We all know Puerto Rico as the colourful US commonwealth – a territory that shares the same currency as the US, but has its own method of electricity distribution (free of charge for everyone, currently!), and its own large accumulated debt of $72 billion (PREPA owes $9 billion of this chunk).
A recent report put out by the Institute for Energy Economics and Financial Analysis (IEEFA) argues against the “debt restructuring” plan that the Puerto Rico Electric Power Authority (PREPA) has put into place. The report points to the plan’s exclusion of renewables. Benjamin Zycher, from thehill.com, argues that IEEFA’s report, while it may show roads pointing to a more green-minded government, is not accounting for the great costs that Puerto Rico’s infrastructure would incur to support an influx of renewable strategies (an approximate $2.4 billion investment), not to mention back-up capacity costs, to cover unreliable wind and solar generation.
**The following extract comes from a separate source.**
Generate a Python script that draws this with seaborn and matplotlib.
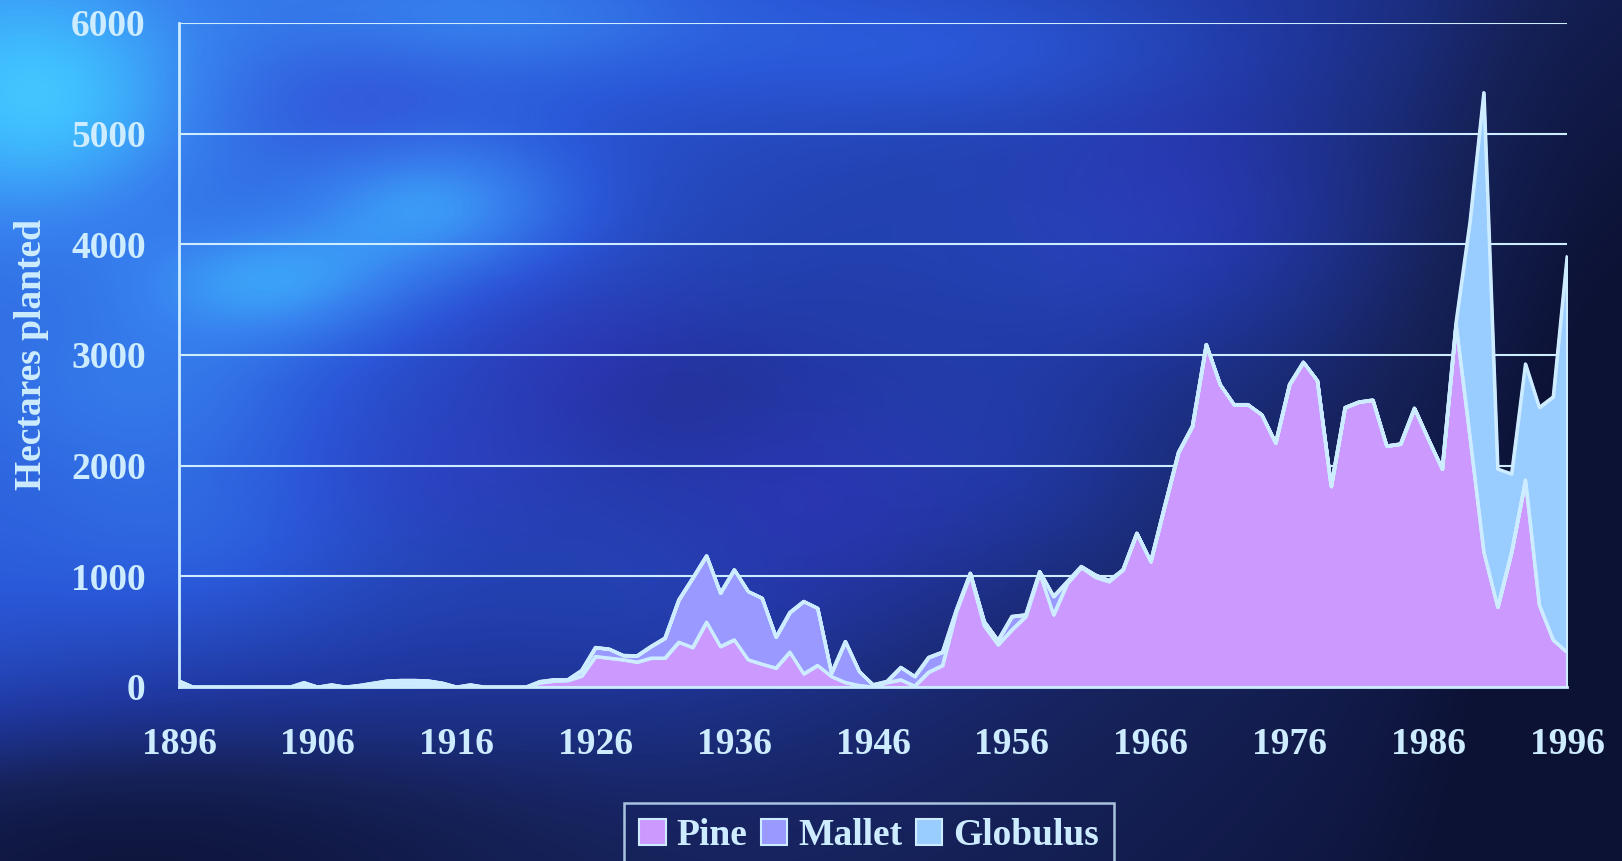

“Electricity prices on the island for residential, commercial and industrial customers are higher than those for the U.S. as a whole by 36 percent, 84 percent and 127 percent, respectively. Only Hawaii and perhaps Alaska pay prices higher. In part this is due to a highly inefficient generation mix: Over half of the island’s power is generated with oil.” Zycher goes on to support PREPA’s original and “viable” solution to their debt retirement, without putting such a costly renewables push in the mix, dismissing IEEFA’s intervention and renewables lobbying as careless and “grandstanding”.
What’s your opinion?
Do you agree with Zycher’s non-renewable stance on helping Puerto Rico right their debt, or do you feel that the latter is a huge blockade to Puerto Rico’s green energy progress?
Should Puerto Rico’s debt restructuring plan include renewables, or is a new green infrastructure too costly for this debt-heavy commonwealth?